J’ai toujours aimé créer.
Si ma vie ne passe pas par le «faire», le «construire», je m’y ennuie profondément. C’est le sens que j’ai trouvé à mon existence. Pas tant pour laisser une trace mais plutôt parce que cette activité me permet de vivre comme je l’entends et me laisse au final un sentiment de plaisir mêlé d’utilité.
Il se fait que j’aime dessiner, écrire, être seul de longs moments, écouter la radio, faire une sieste lorsque j’en éprouve le besoin, regarder par la fenêtre, grignoter, lire, marcher dans les rues, aller au cinéma à la première séance, converser avec des inconnus, et que bien peu de métiers offrent cette liberté de mouvements.
Mes premiers souvenirs sont des images. Sur la boîte de couture de ma mère ou sur les murs du salon de mes voisins. Des reproductions de toiles de peintres.
Après une scolarité fugitive et divers métiers, j’ai créé des affiches pour le théâtre, pour un opéra, fait de la sérigraphie, de la publicité, tâté de la peinture jusqu’au jour où j’ai découvert Les Trois Brigands de Tomi Ungerer.

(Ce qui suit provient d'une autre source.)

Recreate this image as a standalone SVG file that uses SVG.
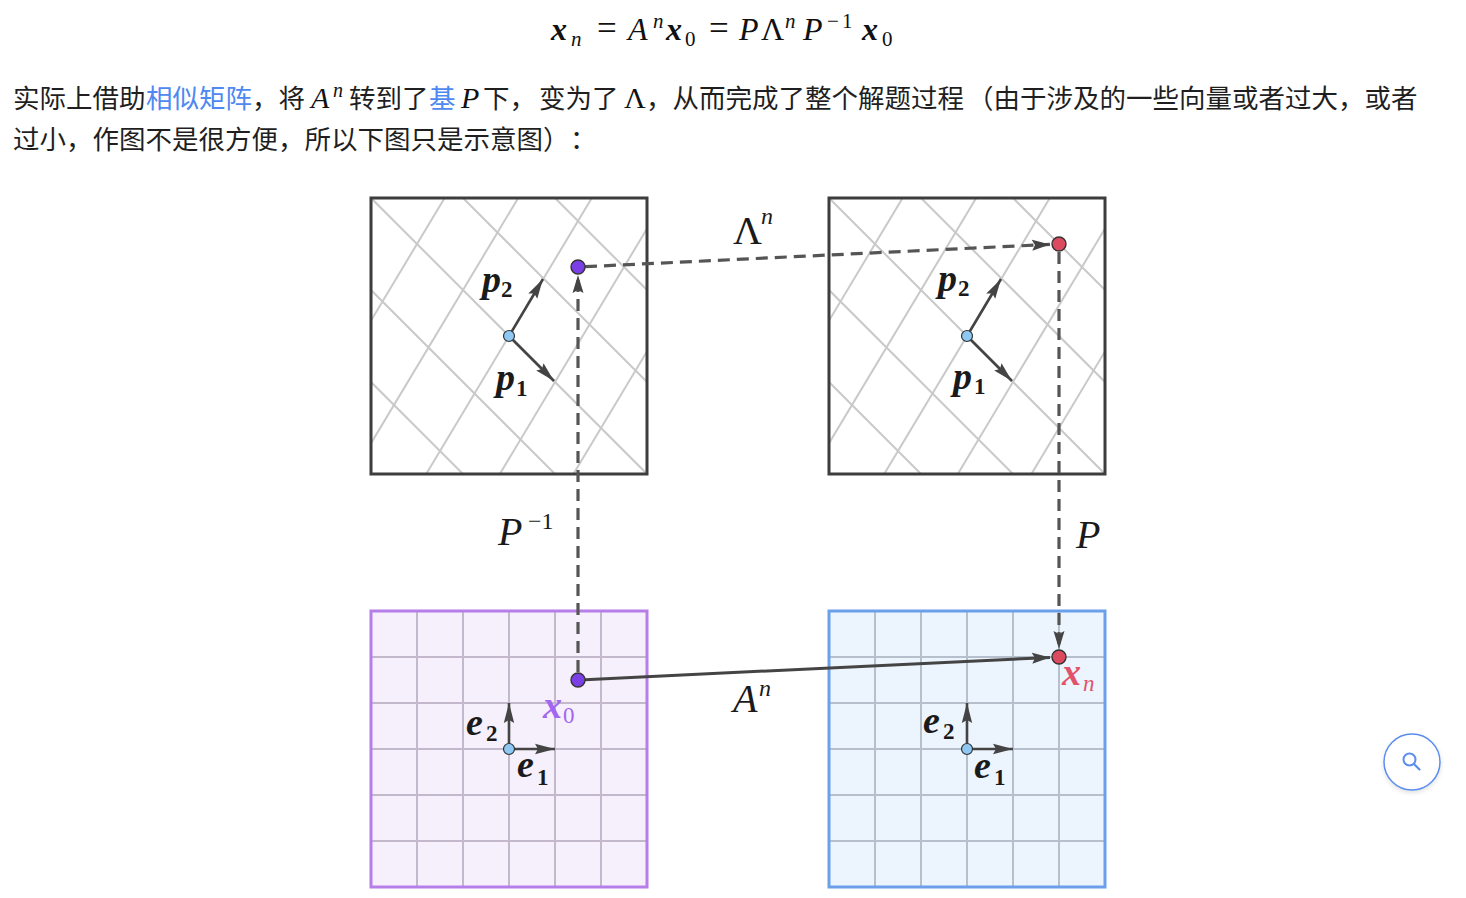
<svg xmlns="http://www.w3.org/2000/svg" width="1466" height="898" viewBox="0 0 1466 898">
<style>
.cjk{font-family:"Noto Sans CJK SC","Noto Sans",sans-serif;font-size:26.5px;fill:#1f1f1f}
.link{fill:#4e88f0}
.m{font-family:"Liberation Serif","DejaVu Serif",serif;fill:#111}
.mi{font-style:italic}
.mb{font-style:italic;font-weight:bold}
.lbl{font-family:"Liberation Serif","DejaVu Serif",serif;font-style:italic;font-weight:bold;font-size:38px;fill:#1a1a1a}
.subb{font-family:"Liberation Serif","DejaVu Serif",serif;font-weight:bold;font-size:23px;fill:#1a1a1a}
.sub{font-family:"Liberation Serif","DejaVu Serif",serif;font-size:23px}
.big{font-family:"Liberation Serif","DejaVu Serif",serif;font-size:40px;fill:#1a1a1a}
.sup{font-family:"Liberation Serif","DejaVu Serif",serif;font-size:24px;fill:#1a1a1a}
.sk{stroke:#c9c9c9;stroke-width:2;fill:none}
.frame{fill:none;stroke:#3d3d3d;stroke-width:3}
.vec{stroke:#444;stroke-width:2.6;fill:none}
.dash{stroke:#555;stroke-width:3.2;fill:none;stroke-dasharray:12 7}
.solid{stroke:#444;stroke-width:3;fill:none}
.o{fill:#8ec8f2;stroke:#333;stroke-width:1.2}
.pu{fill:#7b3fe6;stroke:#333;stroke-width:1.4}
.rd{fill:#dc4a60;stroke:#333;stroke-width:1.4}
</style>
<defs>
<marker id="ah" markerUnits="userSpaceOnUse" markerWidth="20" markerHeight="12" refX="18" refY="6" orient="auto">
<path d="M0,0.5 L18,6 L0,11.5 L3,6 Z" fill="#444" stroke="none"/>
</marker>
<marker id="av" markerUnits="userSpaceOnUse" markerWidth="22" markerHeight="12" refX="20" refY="6" orient="auto">
<path d="M0,0.8 L20,6 L0,11.2 L3,6 Z" fill="#444" stroke="none"/>
</marker>
<clipPath id="clipTop"><rect x="371" y="198" width="276" height="276"/></clipPath>
<g id="skewGrid">
<g clip-path="url(#clipTop)" class="sk">
<line x1="371" y1="382" x2="647" y2="658"/>
<line x1="371" y1="290" x2="647" y2="566"/>
<line x1="371" y1="198" x2="647" y2="474"/>
<line x1="371" y1="106" x2="647" y2="382"/>
<line x1="371" y1="14" x2="647" y2="290"/>
<line x1="444.6" y1="198" x2="278.9" y2="474"/>
<line x1="518.2" y1="198" x2="352.5" y2="474"/>
<line x1="591.8" y1="198" x2="426.2" y2="474"/>
<line x1="665.4" y1="198" x2="499.8" y2="474"/>
<line x1="739" y1="198" x2="573.4" y2="474"/>
</g>
</g>
<filter id="sh" x="-30%" y="-30%" width="160%" height="160%">
<feDropShadow dx="0" dy="2" stdDeviation="2" flood-color="#000" flood-opacity="0.12"/>
</filter>
</defs>
<rect width="1466" height="898" fill="#ffffff"/>

<g id="formula" class="m" font-size="32">
<text x="551" y="40" class="mb">x</text>
<text x="571" y="46" class="mi" font-size="21">n</text>
<text x="597" y="40" font-size="35">=</text>
<text x="628" y="40" class="mi">A</text>
<text x="653" y="28" class="mi" font-size="21">n</text>
<text x="666" y="40" class="mb">x</text>
<text x="685" y="46" font-size="21">0</text>
<text x="709" y="40" font-size="35">=</text>
<text x="739" y="40" class="mi">P</text>
<text x="761" y="40">Λ</text>
<text x="785" y="28" class="mi" font-size="21">n</text>
<text x="803" y="40" class="mi">P</text>
<text x="827" y="28" font-size="21">−</text>
<text x="842" y="28" font-size="21">1</text>
<text x="862" y="40" class="mb">x</text>
<text x="882" y="46" font-size="21">0</text>
</g>

<g id="paragraph">
<text class="cjk" x="13" y="108">实际上借助</text>
<text class="cjk link" x="146" y="108">相似矩阵</text>
<text class="cjk" x="252" y="108">，将</text>
<text class="m mi" x="311" y="108" font-size="30">A</text>
<text class="m mi" x="333" y="97" font-size="20">n</text>
<text class="cjk" x="349" y="108">转到了</text>
<text class="cjk link" x="429" y="108">基</text>
<text class="m mi" x="461" y="108" font-size="30">P</text>
<text class="cjk" x="483" y="108">下，</text>
<text class="cjk" x="539" y="108">变为了</text>
<text class="m" x="624" y="108" font-size="30">Λ</text>
<text class="cjk" x="646" y="108">，从而完成了整个解题过程</text>
<text class="cjk" x="967" y="108">（由于涉及的一些向量或者过大，或者</text>
<text class="cjk" x="13" y="149">过小，作图不是很方便，所以下图只是示意图</text>
<text class="cjk" x="543" y="149">）</text>
<text class="cjk" x="570" y="149">：</text>
</g>

<g id="box-top-left">
<rect x="371" y="198" width="276" height="276" fill="#fff"/>
<use href="#skewGrid"/>
<rect x="371" y="198" width="276" height="276" class="frame"/>
<line x1="509" y1="336" x2="554" y2="381" class="vec" marker-end="url(#av)"/>
<line x1="509" y1="336" x2="543" y2="279" class="vec" marker-end="url(#av)"/>
<circle cx="509" cy="336" r="5.5" class="o"/>
<text class="lbl" x="482" y="292">p</text><text class="subb" x="501" y="297">2</text>
<text class="lbl" x="496" y="390">p</text><text class="subb" x="516" y="396">1</text>
</g>

<g id="box-top-right">
<rect x="829" y="198" width="276" height="276" fill="#fff"/>
<use href="#skewGrid" transform="translate(458,0)"/>
<rect x="829" y="198" width="276" height="276" class="frame"/>
<line x1="967" y1="336" x2="1012" y2="381" class="vec" marker-end="url(#av)"/>
<line x1="967" y1="336" x2="1001" y2="279" class="vec" marker-end="url(#av)"/>
<circle cx="967" cy="336" r="5.5" class="o"/>
<text class="lbl" x="938" y="291">p</text><text class="subb" x="958" y="296">2</text>
<text class="lbl" x="953" y="389">p</text><text class="subb" x="974" y="394">1</text>
</g>

<g id="box-bottom-left">
<rect x="371" y="611" width="276" height="276" fill="#f6effc"/>
<g stroke="#c4b8cd" stroke-width="2">
<line x1="417" y1="611" x2="417" y2="887"/><line x1="463" y1="611" x2="463" y2="887"/><line x1="509" y1="611" x2="509" y2="887"/><line x1="555" y1="611" x2="555" y2="887"/><line x1="601" y1="611" x2="601" y2="887"/>
<line x1="371" y1="657" x2="647" y2="657"/><line x1="371" y1="703" x2="647" y2="703"/><line x1="371" y1="749" x2="647" y2="749"/><line x1="371" y1="795" x2="647" y2="795"/><line x1="371" y1="841" x2="647" y2="841"/>
</g>
<rect x="371" y="611" width="276" height="276" fill="none" stroke="#b67fe8" stroke-width="3"/>
<line x1="509" y1="749" x2="555" y2="749" class="vec" marker-end="url(#av)"/>
<line x1="509" y1="749" x2="509" y2="703" class="vec" marker-end="url(#av)"/>
<circle cx="509" cy="749" r="5.5" class="o"/>
<text class="lbl" x="466" y="735">e</text><text class="subb" x="486" y="741">2</text>
<text class="lbl" x="517" y="777">e</text><text class="subb" x="537" y="785">1</text>
<text class="lbl" x="543" y="718" style="fill:#a366f0">x</text><text class="sub" x="563" y="723" fill="#a366f0">0</text>
</g>

<g id="box-bottom-right">
<rect x="829" y="611" width="276" height="276" fill="#ecf4fd"/>
<g stroke="#b6c0cc" stroke-width="2">
<line x1="875" y1="611" x2="875" y2="887"/><line x1="921" y1="611" x2="921" y2="887"/><line x1="967" y1="611" x2="967" y2="887"/><line x1="1013" y1="611" x2="1013" y2="887"/><line x1="1059" y1="611" x2="1059" y2="887"/>
<line x1="829" y1="657" x2="1105" y2="657"/><line x1="829" y1="703" x2="1105" y2="703"/><line x1="829" y1="749" x2="1105" y2="749"/><line x1="829" y1="795" x2="1105" y2="795"/><line x1="829" y1="841" x2="1105" y2="841"/>
</g>
<rect x="829" y="611" width="276" height="276" fill="none" stroke="#6b9fea" stroke-width="3"/>
<line x1="967" y1="749" x2="1013" y2="749" class="vec" marker-end="url(#av)"/>
<line x1="967" y1="749" x2="967" y2="703" class="vec" marker-end="url(#av)"/>
<circle cx="967" cy="749" r="5.5" class="o"/>
<text class="lbl" x="923" y="733">e</text><text class="subb" x="943" y="739">2</text>
<text class="lbl" x="974" y="778">e</text><text class="subb" x="994" y="785">1</text>
<text class="lbl" x="1062" y="685" style="fill:#e0536b">x</text><text class="sub" x="1083" y="691" font-style="italic" fill="#e0536b">n</text>
</g>

<g id="connectors">
<line x1="585" y1="266.7" x2="1050" y2="244.4" class="dash" marker-end="url(#ah)"/>
<line x1="578" y1="672" x2="578" y2="275" class="dash" marker-end="url(#ah)"/>
<line x1="1059" y1="252" x2="1059" y2="649" class="dash" marker-end="url(#ah)"/>
<line x1="585" y1="679.7" x2="1050" y2="657.4" class="solid" marker-end="url(#ah)"/>
</g>

<g id="points">
<circle cx="578" cy="267" r="7" class="pu"/>
<circle cx="578" cy="680" r="7" class="pu"/>
<circle cx="1059" cy="244" r="7" class="rd"/>
<circle cx="1059" cy="657" r="7" class="rd"/>
</g>

<g id="edge-labels">
<text class="big" x="733" y="244">Λ</text><text class="sup" font-style="italic" x="761" y="224">n</text>
<text class="big" font-style="italic" x="733" y="712">A</text><text class="sup" font-style="italic" x="759" y="696">n</text>
<text class="big" font-style="italic" x="498" y="545">P</text><text class="sup" x="528" y="529">−1</text>
<text class="big" font-style="italic" x="1076" y="548">P</text>
</g>

<g id="search-btn">
<circle cx="1412" cy="762" r="28" fill="#fff" stroke="#5b8def" stroke-width="1.5" filter="url(#sh)"/>
<circle cx="1409.5" cy="759.5" r="6" fill="none" stroke="#5b8def" stroke-width="2"/>
<line x1="1414" y1="764" x2="1419.5" y2="769.5" stroke="#5b8def" stroke-width="2.2" stroke-linecap="round"/>
</g>
</svg>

Ce fut mon étincelle. Mon levain.
Ce livre était à des lieues des quelques livres que j’avais pu feuilleter lorsque j’étais enfant. Il y avait dans ces pages une résonance mystérieuse qui allait bien au-delà des mots et des images. Je pense que le malheur de cette littérature vient du fait que ces livres ne sont pas achetés par les premiers intéressés mais par des adultes aux idées tout arrêtées sur ce que l’on peut donner ou non aux enfants. D’où ce trop plein d’histoires sans style, convenues et rassurantes pour l’adulte.
J’aime le travail des auteurs qui s’éloignent de ces idées, où le souci du «beau dessin» est absent. Où l’esprit d’enfance l’emporte sur le côté enfant. J’aime les albums où la tendresse ne vous saute pas au visage dès le titre.
Ungerer publiant à l’école des loisirs, je ne voulais être que là. Ensuite, ce n’est qu’une histoire de rencontres. Il se fait que Christiane Germain était la bonne personne. Je le pense sincèrement. Encore aujourd’hui. La chance était au rendez-vous.
J’ai le plaisir retrouvé de créer des images sans technique arrêtée. Il faut beaucoup de temps et de travail acharné pour se constituer son propre langage, digérer ces propres influences, se libérer de ses peurs. Et lorsqu’il est enfin là, sur l’établi, il y a une ivresse, une joie enivrante de l’utiliser sans compter. C’est un tel flot qu’il est bien difficile de le canaliser pour ne pas s’y réfugier du monde. Mes images nouvelles renouent pour certaines avec mon ancien métier d’affichiste ou bien lorgnent du côté de la peinture.
Tous ces albums ne seraient pas nés s’il n’y avait eu sur mon chemin toutes ces belles rencontres que sont Peter Elliott, Louis Joos, Claude K. Dubois, Régis Lejonc, Neil Desmet, Riff, Stéphane Girel, Edith, Pascal Lemaitre et les autres… Ces livres en commun m’ont autant été inspirés par ce qu’ils sont que par ce que je suis ou étais.
En fait, le style m’importe plus que le fond. Tout est affaire de style. C’est comme dans la vie! C’est lui qui fait la différence.
Sans style, l’histoire sera quelconque et bien moins vivante qu’une seule bribe de conversation entendue dans la rue.
Quant à mes histoires, elles naissent si mystérieusement que j’ai bien de la peine à les commenter.